Really, with these important questions, I’m surprised we even found the time to order anything at all.
But we managed. OK, to illustrate my point (about the similarities), this is the Taiwan Most Popular Omelette (£7). Does this or does this not remind you of the Oyster Omelette in Malaysian hawker stalls? Even the sweet chilli sauce on it is like something you’d find as a condiment at the hawker stall table.
But enough of trying to compare similarities. Let’s focus on the taste. For an omelette, this was surely the most gooey, sticky omelette of all time. Not gooey like in an uncooked-egg way, but more like they-might-have-added-too-much-starch-in-the-batter way. Lifting a piece up was like one of those pizza commercials where the cheese strings about in a tempting way, only this wasn’t cheese, but translucent starch.
It was kinda nice in a surprising way.
Eager to have something meaty, we ordered the Quick Fried Diced Beef with Garlic Slices (130g) (£9.80). The 130g reference was on the menu, and I’m not entirely sure why they put it there in the first place. 130g of beef is not an awful lot of beef between four people, and our first impression of the dish was ‘This little beef for a tenner?!?’.
OK we are cheapskates, but hey, for 10 squid, we expected a little more than that tiny portion of beef. Were they nice? Sure. Tender-ish, tasty, and easy to eat (diced), but it would have been a lot nicer with a lot more of it.
Stir-fried Green Beans with Minced Pork (£5) – on reflection, this was the best value for money. Crisp, crunchy and tender green beans with lots of ooompha (pronounced ooom-fa – a word I just made up), and for only a fiver. How excellent. Should have ordered three of this instead of the beef. It’s all about the quantity, me.
OK, this is virtually tau yew bak, isn’t it? (If you don’t know what that is, the question clearly wasn’t meant for you).
It’s in a claypot, it’s pork in a lot of soy sauce, it tastes fab, it’s comforting. Check on all the boxes!
Leung’s Braised Pork Belly (£6.50) – really, really nice. Tender, melt-in-the-mouth pieces of pork with a lovely sauce (which was a little too starchy, but it’s only a small point), absolutely fantastic with steaming, hot rice.

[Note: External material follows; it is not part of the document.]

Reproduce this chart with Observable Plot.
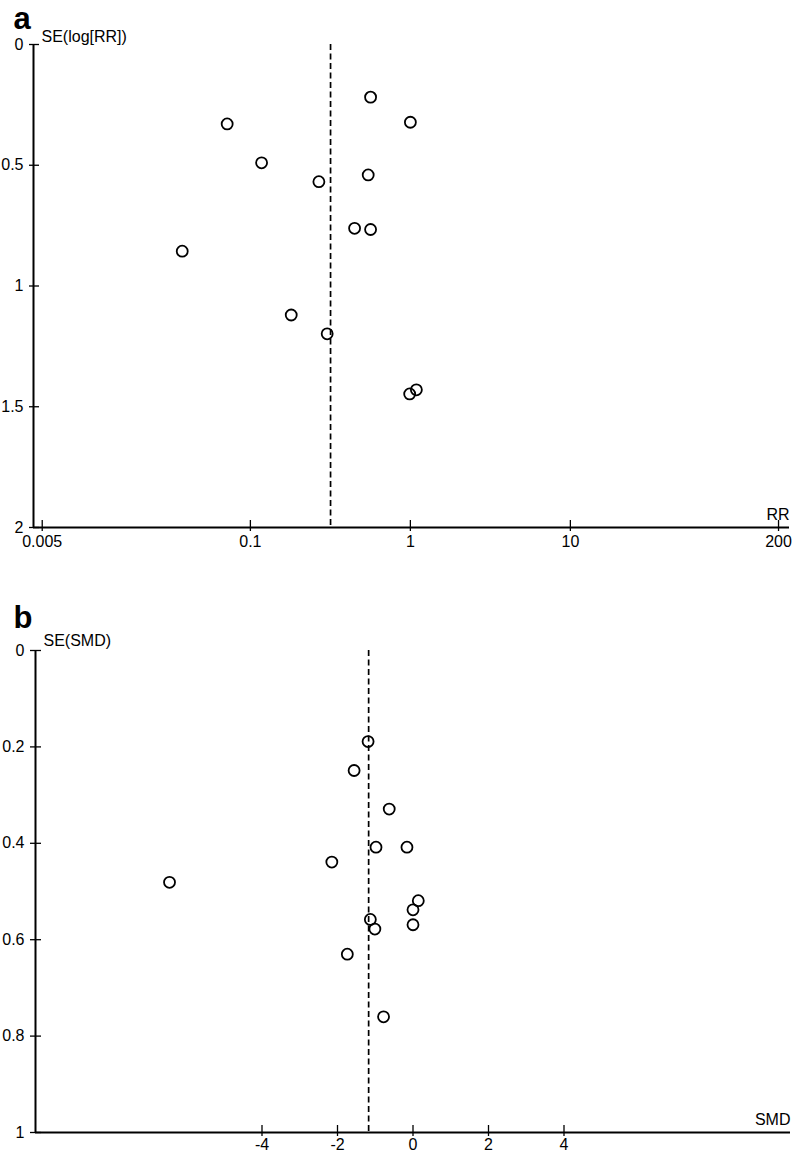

The Steamed Meat Balls with Salted Egg (£6.50) was another favourite. It’s kinda like a tardis in the form of a meatball. It may look small, but hey did it go on. Bite after bite, it went on. Not a bad thing as we all really liked it, and despite it looking like a plain, home-style dish, steamed meat is surprisingly difficult to get right, but they did it right here.
Now, not having much experience in Taiwanese food, we were recommended this Sticky Rice with Shredded Pork (£5.50). Presented beautifully, and cooked beautifully, the portion was generous and the rice was very tasty. Thing is, I don’t like this sort of rice so while I kept eating it (why let the fact that I don’t like it stop me), I didn’t enjoy it too much.
When my friend, who used to live in China, came to London to visit us a few weeks ago, she mentioned that one of the dishes she missed from there was a cold tofu and century egg dish. As I like both these ingredients, I kept wondering where I’d find something like this in London. To be fair, it didn’t sound too complicated to put together myself, but I prefer eating out.
How excited was I when I saw this on the menu – Bean Curd with ‘Thousand Years’ Egg (£3.80). I HAD to order it. And it certainly did what it said on the tin, with a bit more chilli oil on the side. Tasty? Uh huh. Exciting? A little. It’s amazing how putting 2 simple ingredients together makes a new, winning combination.
Would I recommend this cute little restaurant? This is so fabulous, I can’t believe we found this in Chinatown. Usually, when we want good Chinese food, we don’t go to Chinatown. Most of the restaurants here seem to be either buffet-type places, or so crowded that randoms sit with randoms and enjoy a nice meal with people they don’t know. So, it was really nice finding a place like Leung’s which serves food I’m accustomed to. Taiwanese or not, who knows.